**Given task:** Output the material below unchanged, apart from leaving out the pictures.

- - - - -

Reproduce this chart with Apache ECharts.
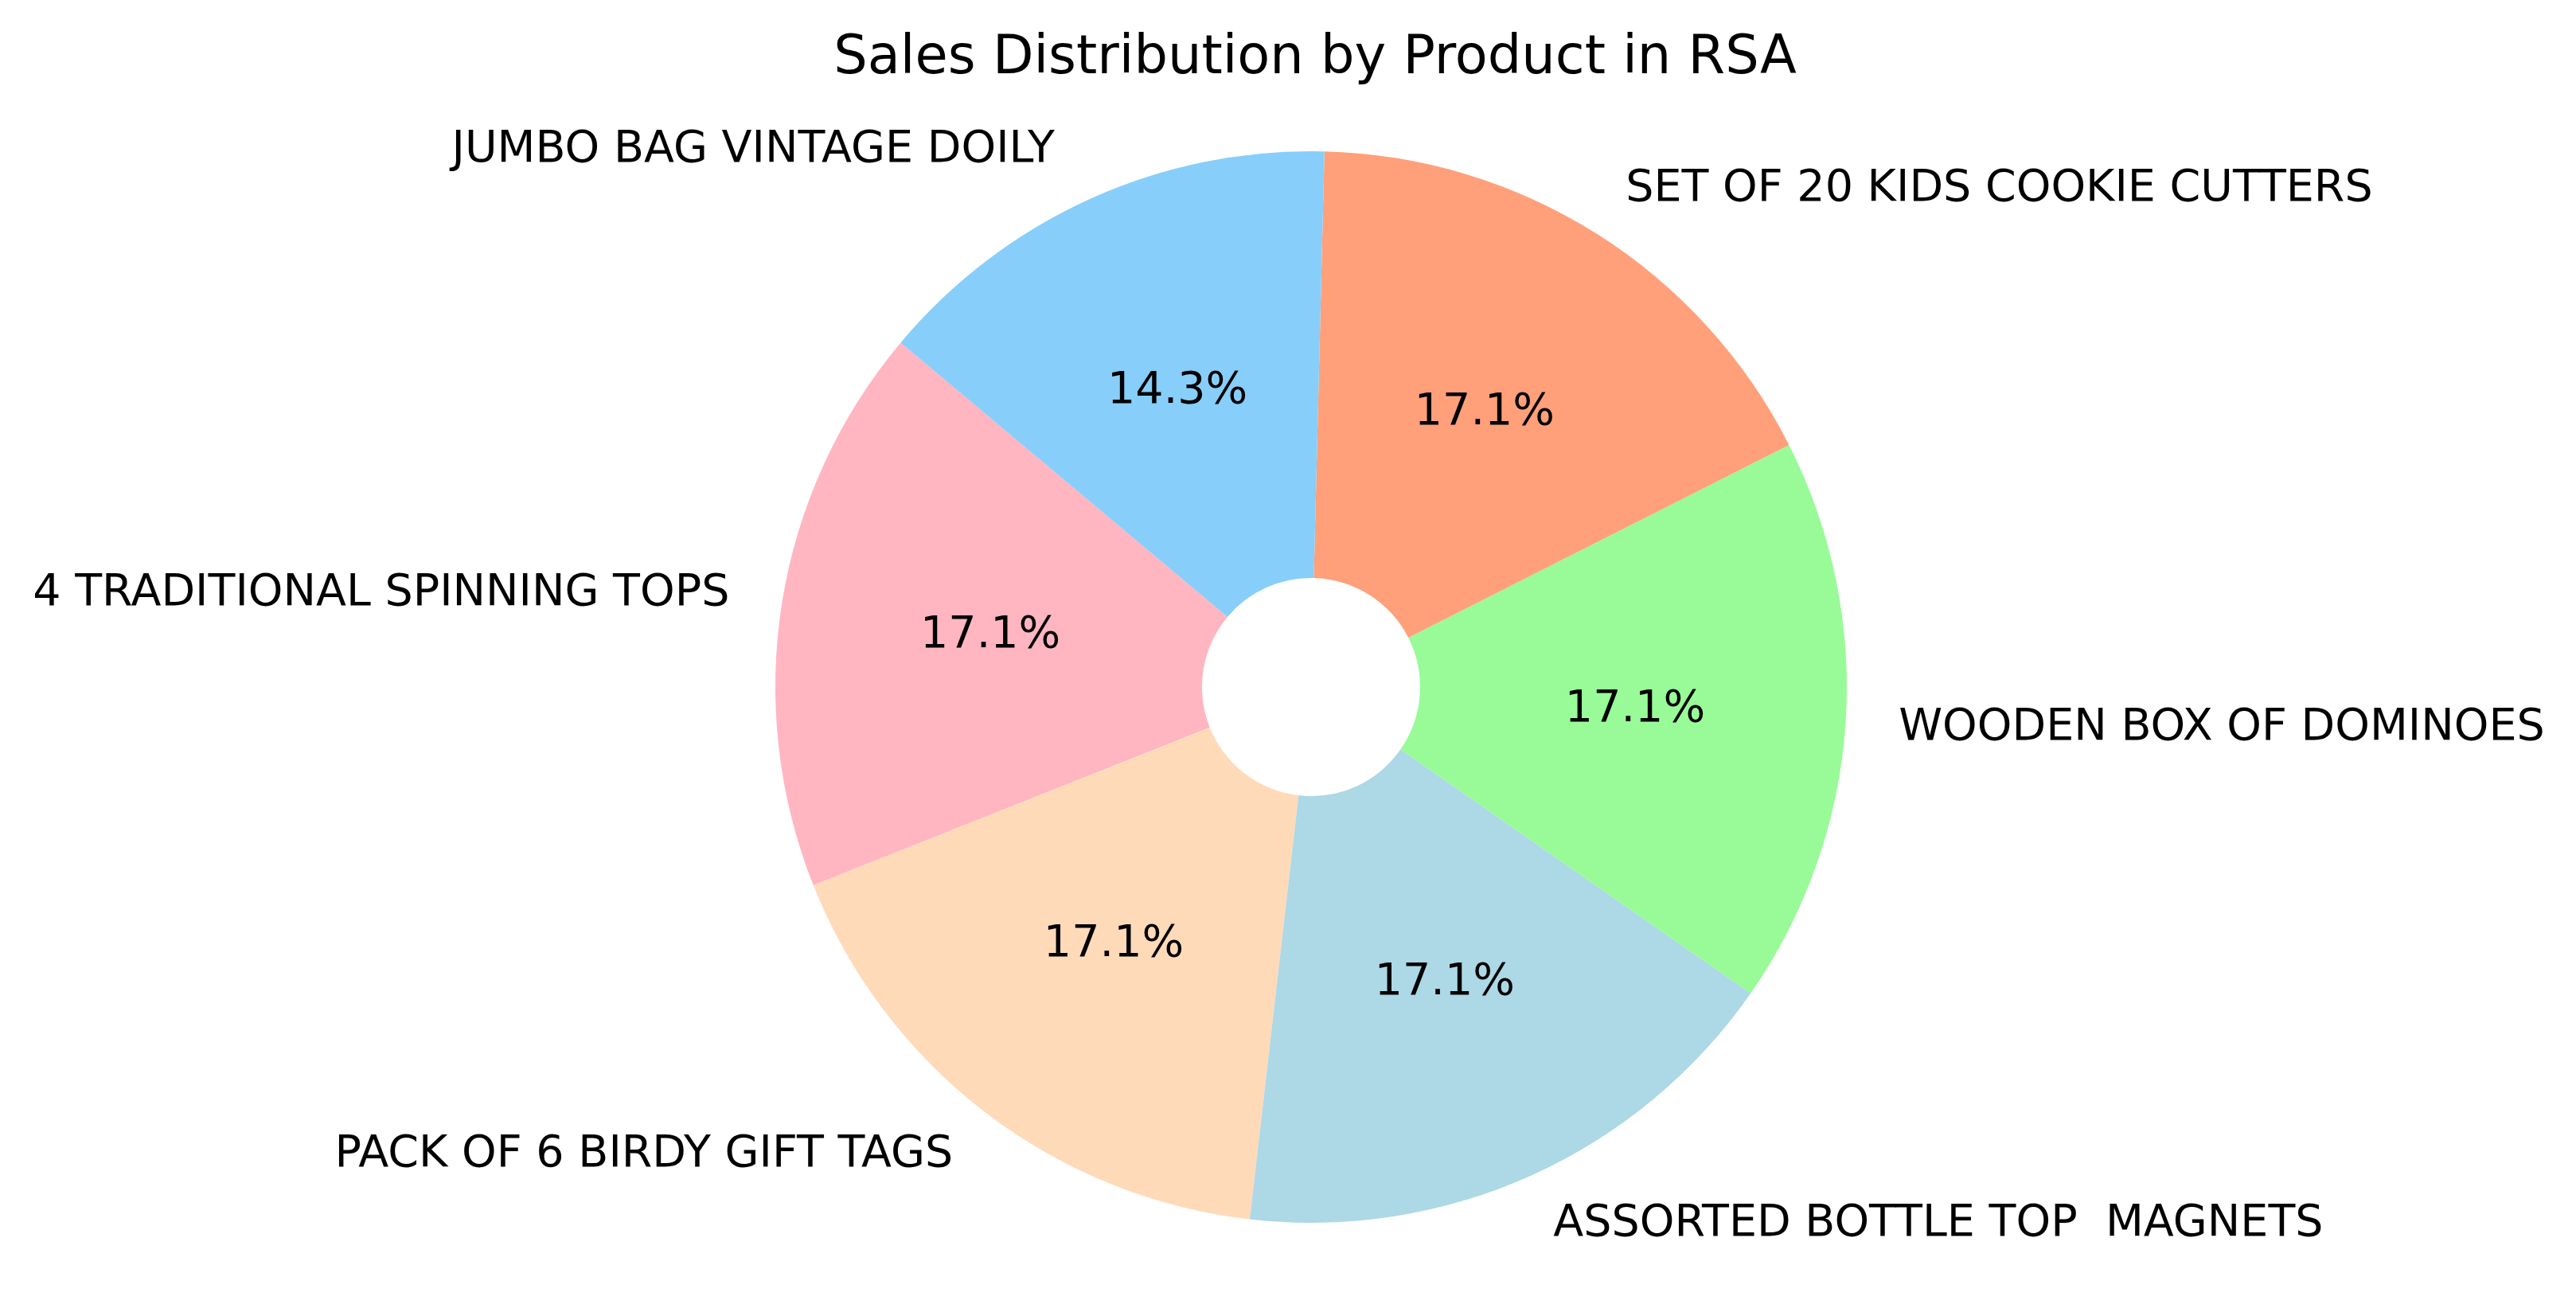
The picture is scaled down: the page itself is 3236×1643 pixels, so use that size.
<!DOCTYPE html>
<html>
<head>
<meta charset="utf-8">
<title>Sales Distribution by Product in RSA</title>
<script src="https://cdn.jsdelivr.net/npm/echarts@6/dist/echarts.min.js"></script>
<style>
  html, body { margin: 0; padding: 0; background: #fff; }
  #chart { width: 3236px; height: 1643px; }
</style>
</head>
<body>
<div id="chart"></div>
<script>
    // data, in the order the wedges are drawn (counter-clockwise from 140 deg)
    var products = [
        '4 TRADITIONAL SPINNING TOPS',
        'PACK OF 6 BIRDY GIFT TAGS',
        'ASSORTED BOTTLE TOP  MAGNETS',
        'WOODEN BOX OF DOMINOES',
        'SET OF 20 KIDS COOKIE CUTTERS',
        'JUMBO BAG VINTAGE DOILY '
    ];
    var sales = [6, 6, 6, 6, 6, 5];
    var colors = ['#FFB6C1', '#FFDAB9', '#ADD8E6', '#98FB98', '#FFA07A', '#87CEFA'];

    var total = sales.reduce(function (a, b) { return a + b; }, 0);
    var pieData = products.map(function (name, i) {
        return { name: name, value: sales[i], itemStyle: { color: colors[i] } };
    });

    var center = [1647, 863];
    var radius = [137, 673];
    var font = 'DejaVu Sans';

    var myChart = echarts.init(document.getElementById('chart'));
    var option = {
        backgroundColor: '#fff',
        animation: false,
        title: {
            text: 'Sales Distribution by Product in RSA',
            left: center[0],
            textAlign: 'center',
            top: 36,
            textStyle: { fontFamily: font, fontSize: 67, fontWeight: 'normal', color: '#000' }
        },
        series: [
            {
                // wedges + product names outside
                type: 'pie',
                center: center,
                radius: radius,
                startAngle: 140,
                clockwise: false,
                avoidLabelOverlap: false,
                itemStyle: { borderWidth: 0 },
                emphasis: { disabled: true },
                label: {
                    position: 'outside',
                    distanceToLabelLine: 0,
                    padding: [8, 0, 0, 0],
                    fontFamily: font,
                    fontSize: 55.5,
                    color: '#000',
                    formatter: '{b}'
                },
                labelLine: { show: false, length: 67, length2: 0 },
                data: pieData
            },
            {
                // percentages inside
                type: 'pie',
                center: center,
                radius: radius,
                startAngle: 140,
                clockwise: false,
                silent: true,
                itemStyle: { color: 'transparent', borderWidth: 0 },
                label: {
                    position: 'inside',
                    padding: [8, 0, 0, 0],
                    fontFamily: font,
                    fontSize: 55.5,
                    color: '#000',
                    formatter: function (p) {
                        return (p.value / total * 100).toFixed(1) + '%';
                    }
                },
                labelLine: { show: false },
                data: products.map(function (name, i) { return { name: name, value: sales[i] }; })
            }
        ]
    };
    myChart.setOption(option);
</script>
</body>
</html>
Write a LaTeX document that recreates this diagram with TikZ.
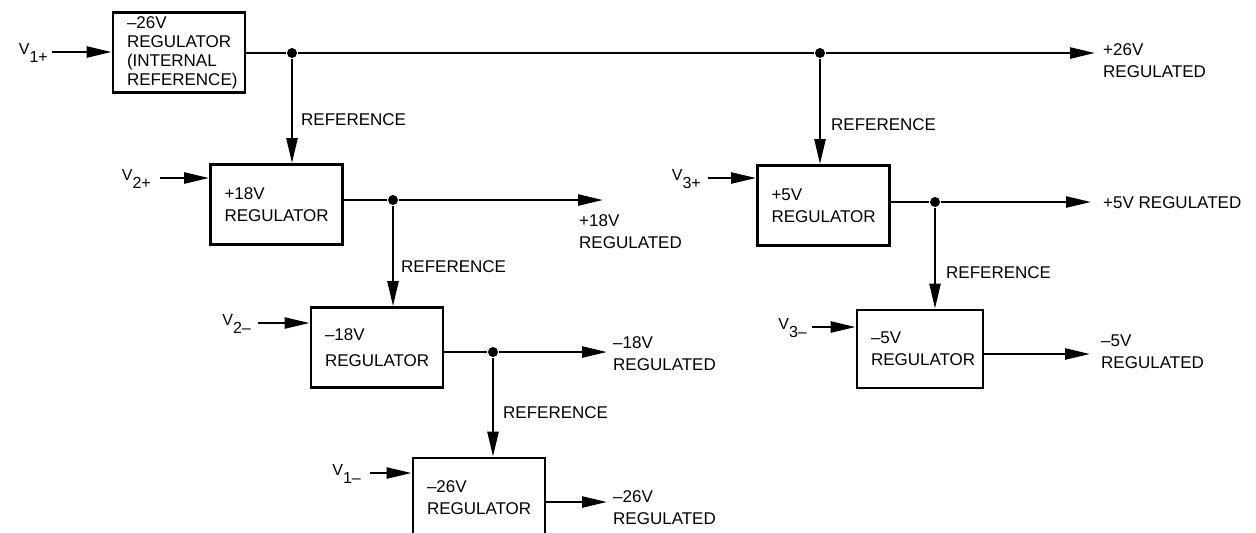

- - - - -

**Solution to the exercise:**
Reproduce this chart with Apache ECharts.
The picture is scaled down: the page itself is 3236×1643 pixels, so use that size.
<!DOCTYPE html>
<html>
<head>
<meta charset="utf-8">
<title>Sales Distribution by Product in RSA</title>
<script src="https://cdn.jsdelivr.net/npm/echarts@6/dist/echarts.min.js"></script>
<style>
  html, body { margin: 0; padding: 0; background: #fff; }
  #chart { width: 3236px; height: 1643px; }
</style>
</head>
<body>
<div id="chart"></div>
<script>
    // data, in the order the wedges are drawn (counter-clockwise from 140 deg)
    var products = [
        '4 TRADITIONAL SPINNING TOPS',
        'PACK OF 6 BIRDY GIFT TAGS',
        'ASSORTED BOTTLE TOP  MAGNETS',
        'WOODEN BOX OF DOMINOES',
        'SET OF 20 KIDS COOKIE CUTTERS',
        'JUMBO BAG VINTAGE DOILY '
    ];
    var sales = [6, 6, 6, 6, 6, 5];
    var colors = ['#FFB6C1', '#FFDAB9', '#ADD8E6', '#98FB98', '#FFA07A', '#87CEFA'];

    var total = sales.reduce(function (a, b) { return a + b; }, 0);
    var pieData = products.map(function (name, i) {
        return { name: name, value: sales[i], itemStyle: { color: colors[i] } };
    });

    var center = [1647, 863];
    var radius = [137, 673];
    var font = 'DejaVu Sans';

    var myChart = echarts.init(document.getElementById('chart'));
    var option = {
        backgroundColor: '#fff',
        animation: false,
        title: {
            text: 'Sales Distribution by Product in RSA',
            left: center[0],
            textAlign: 'center',
            top: 36,
            textStyle: { fontFamily: font, fontSize: 67, fontWeight: 'normal', color: '#000' }
        },
        series: [
            {
                // wedges + product names outside
                type: 'pie',
                center: center,
                radius: radius,
                startAngle: 140,
                clockwise: false,
                avoidLabelOverlap: false,
                itemStyle: { borderWidth: 0 },
                emphasis: { disabled: true },
                label: {
                    position: 'outside',
                    distanceToLabelLine: 0,
                    padding: [8, 0, 0, 0],
                    fontFamily: font,
                    fontSize: 55.5,
                    color: '#000',
                    formatter: '{b}'
                },
                labelLine: { show: false, length: 67, length2: 0 },
                data: pieData
            },
            {
                // percentages inside
                type: 'pie',
                center: center,
                radius: radius,
                startAngle: 140,
                clockwise: false,
                silent: true,
                itemStyle: { color: 'transparent', borderWidth: 0 },
                label: {
                    position: 'inside',
                    padding: [8, 0, 0, 0],
                    fontFamily: font,
                    fontSize: 55.5,
                    color: '#000',
                    formatter: function (p) {
                        return (p.value / total * 100).toFixed(1) + '%';
                    }
                },
                labelLine: { show: false },
                data: products.map(function (name, i) { return { name: name, value: sales[i] }; })
            }
        ]
    };
    myChart.setOption(option);
</script>
</body>
</html>
Write a LaTeX document that recreates this diagram with TikZ.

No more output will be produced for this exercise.